Maybe people wouldnt have to argue if banned people didnt just constantly create new IDs...
No point arguing with you as when you get a rise from me, i would get banned. You would just make a new account no doubt if we get banned.
I am comfortable with the annuals. And as to why I would argue with Fracking... no point as everyone around here knows him from his various bans from various sites. Wonder which merger he will "prove" is happening by sheer weight of posting.
Liggy, dont bother responding as you are now filtered. No point negotiating with terrorists.
You have simply presented the figures in a different way. I have used the NPV calculation included with the accounts, which will include a future price forecast based on Brent futures from which the setbacks can be derived.
You have omitted the fact that the loans have to be repaid so your $19.2m netback is used to repay the liabilities to LO resulting in very little profit to apply a p/e ratio to.
You will not get a 8 times PE ratio as the same NPV calculation shows a peak production of 3000 bopd from current reserves.
If you do the same calculation for drilling rather than water flood you will understand why they have stopped drilling in 2017. LO could not be repaid. A strong indication of no flow surprises with the last 3 drills.

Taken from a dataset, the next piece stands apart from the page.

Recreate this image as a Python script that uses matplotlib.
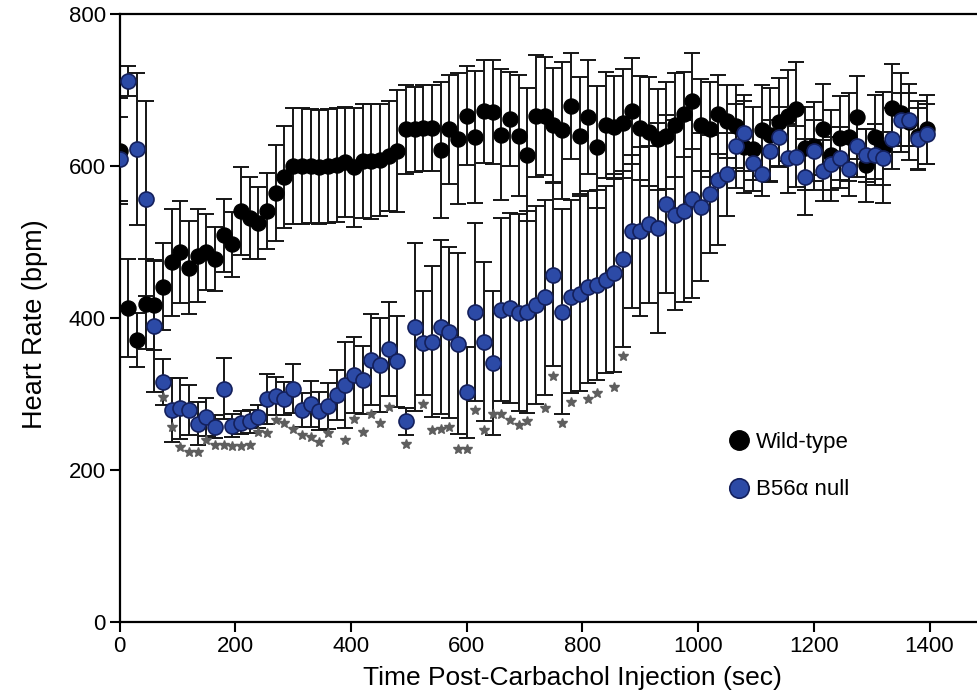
import matplotlib
matplotlib.use("Agg")
import matplotlib.pyplot as plt
from matplotlib.lines import Line2D

plt.rcParams['font.family'] = ['Liberation Sans', 'DejaVu Sans']

# time points (sec), sampled every 15 s
time = list(range(0, 1410, 15))

wt_mean = [620, 413, 371, 418, 417, 441, 473, 487, 466, 482,
           487, 478, 509, 497, 541, 532, 525, 541, 564, 585,
           600, 600, 600, 598, 600, 601, 605, 598, 607, 606,
           608, 613, 620, 648, 648, 650, 650, 621, 648, 636,
           666, 638, 672, 671, 641, 662, 640, 615, 666, 666,
           654, 647, 679, 640, 665, 625, 654, 651, 656, 672,
           650, 645, 635, 640, 654, 668, 685, 654, 648, 668,
           659, 652, 625, 622, 647, 641, 658, 666, 675, 623,
           626, 648, 614, 637, 638, 664, 601, 638, 624, 676,
           670, 658, 640, 648]
wt_err = [70, 65, 35, 59, 59, 57, 70, 67, 61, 61,
          50, 42, 48, 43, 58, 54, 47, 50, 63, 67,
          76, 76, 75, 75, 75, 75, 72, 78, 75, 76,
          74, 72, 80, 58, 56, 56, 56, 90, 72, 86,
          65, 87, 68, 68, 86, 62, 80, 88, 80, 78,
          75, 90, 70, 77, 75, 80, 70, 68, 72, 70,
          68, 72, 66, 70, 68, 56, 63, 60, 62, 52,
          48, 55, 60, 55, 60, 62, 58, 60, 62, 55,
          58, 60, 60, 55, 58, 55, 48, 55, 73, 58,
          52, 50, 45, 45]

ko_mean = [609, 712, 622, 557, 389, 316, 279, 281, 279, 261,
           270, 257, 307, 258, 262, 264, 270, 293, 297, 294,
           307, 279, 287, 277, 284, 299, 312, 325, 318, 345,
           338, 359, 343, 264, 388, 367, 369, 388, 381, 366,
           302, 408, 369, 341, 411, 413, 407, 408, 417, 427,
           457, 408, 428, 432, 441, 443, 450, 459, 478, 514,
           514, 523, 518, 550, 536, 541, 556, 546, 563, 581,
           589, 626, 643, 604, 590, 620, 638, 610, 612, 586,
           620, 594, 603, 611, 596, 626, 614, 615, 610, 636,
           661, 661, 636, 642]
ko_err = [55, 20, 100, 128, 86, 30, 42, 40, 33, 28,
          25, 15, 40, 15, 15, 15, 15, 33, 25, 22,
          32, 22, 30, 25, 30, 33, 57, 50, 45, 60,
          62, 62, 60, 18, 110, 68, 99, 115, 113, 119,
          60, 117, 104, 95, 120, 125, 130, 133, 130, 128,
          120, 135, 127, 128, 126, 125, 123, 130, 116, 101,
          111, 103, 138, 117, 125, 120, 130, 97, 78, 85,
          55, 55, 50, 22, 30, 40, 40, 45, 40, 50,
          40, 40, 35, 40, 35, 40, 35, 40, 35, 40,
          35, 35, 40, 40]

# significance markers (index into time, y position of the star)
star_idx = [5, 6, 7, 8, 9, 10, 11, 12, 13, 14, 15, 16, 17, 18, 19, 20, 21, 22, 23, 24,
            26, 27, 28, 29, 30, 31, 33, 35, 36, 37, 38, 39, 40, 41, 42, 43, 44, 45, 46, 47,
            49, 50, 51, 52, 54, 55, 57, 58]
star_y = [296, 257, 230, 224, 224, 239, 233, 233, 232, 232, 233, 250, 248, 266, 262, 254,
          246, 243, 237, 248, 240, 267, 250, 273, 262, 283, 234, 287, 253, 254, 257, 228,
          228, 279, 253, 273, 273, 266, 259, 264, 281, 324, 262, 290, 294, 301, 309, 350]

labels = ["Wild-type", "B56\u03b1 null"]
blue_fill = "#2c4aa6"
blue_edge = "#14205c"

fig = plt.figure(figsize=(9.77, 6.98), dpi=100)
ax = fig.add_axes([0.1224, 0.1089, 0.8776, 0.8711])

ax.errorbar(time, wt_mean, yerr=wt_err, fmt='none', ecolor='#151515',
            elinewidth=1.4, capsize=6, capthick=1.4, zorder=1)
ax.errorbar(time, ko_mean, yerr=ko_err, fmt='none', ecolor='#151515',
            elinewidth=1.4, capsize=6, capthick=1.4, zorder=1)
ax.plot(time, wt_mean, linestyle='none', marker='o', markersize=10.8,
        markerfacecolor='black', markeredgecolor='black', zorder=3)
ax.plot(time, ko_mean, linestyle='none', marker='o', markersize=10.8,
        markerfacecolor=blue_fill, markeredgecolor=blue_edge,
        markeredgewidth=1.2, zorder=4)
ax.plot([time[i] for i in star_idx], star_y, linestyle='none', marker='*',
        markersize=7, color='#5e5e5e', zorder=2)

ax.set_xlim(0, 1482)
ax.set_ylim(0, 800)
ax.set_xticks([0, 200, 400, 600, 800, 1000, 1200, 1400])
ax.set_yticks([0, 200, 400, 600, 800])
ax.tick_params(axis='both', direction='out', length=7, width=1.5,
               labelsize=16, pad=3)
for side in ['left', 'bottom', 'top']:
    ax.spines[side].set_linewidth(1.6)
ax.spines['right'].set_visible(False)

ax.set_xlabel("Time Post-Carbachol Injection (sec)", fontsize=19)
ax.xaxis.set_label_coords(0.5277, -0.073)
ax.set_ylabel("Heart Rate (bpm)", fontsize=19.5)
ax.yaxis.set_label_coords(-0.0835, 0.489)

handles = [
    Line2D([], [], linestyle='none', marker='o', markersize=14,
           markerfacecolor='black', markeredgecolor='black'),
    Line2D([], [], linestyle='none', marker='o', markersize=14,
           markerfacecolor=blue_fill, markeredgecolor=blue_edge, markeredgewidth=1.2),
]
ax.legend(handles, labels, loc='center left', bbox_to_anchor=(0.696, 0.2566),
          frameon=False, fontsize=16, handlelength=1.0, handletextpad=0.3,
          labelspacing=1.2, borderpad=0)

fig.savefig("out.png", dpi=100)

You need to analyse the data in 3 different ways to ensure that they all badly match.
The total liability do not require a lump sum payment on day 720, the liability is repaid 720 days after the initial spend and hence aligned with production. 12 month terms were not met and rolled forward into 720 day terms because RRL did not meet targets and could not pay.
Rob Think you are being a bit hard on fracking. The guy's just got mixed up and it is FRR that he is talking about and he is just about spot on with his .07 per share, although I seem to remember when FRR had a much higher SP
That's some of the worst accounting I've ever seen. From the 2016 operations update it clearly states:
OPEX: $11/bbl Royalties: $13/bbl Netback: $16/bbl
So at $50/bbl we roughly get:
OPEX: $11/bbl Royalties: $16/bbl Netback: $23/bbl
You produce 2500bopd or 0.91 million barrels a year. Multiplied by netback that is $19.2m netback. Say it is $3m fixed costs and at most $3m annual finance costs over well life that it $13.8m profit. So $0.18 profit per share or $1.45 at 8 P/E.
That it 1.17p with value increasing considerably as output and oil price rises further.
Your 0.07p share value will be earned in less than 6 months. Hope you never did any ones books.
I think ch one man crusade to highlight the dispicable manipulator trader and all round bad egg that buys at 5 quid a pop.. Has saved scores of would be investors from investing in rrl.. No'one should underestimate this selfless act. certainly not yogi bears mate, crunchieman or a grumpy scot.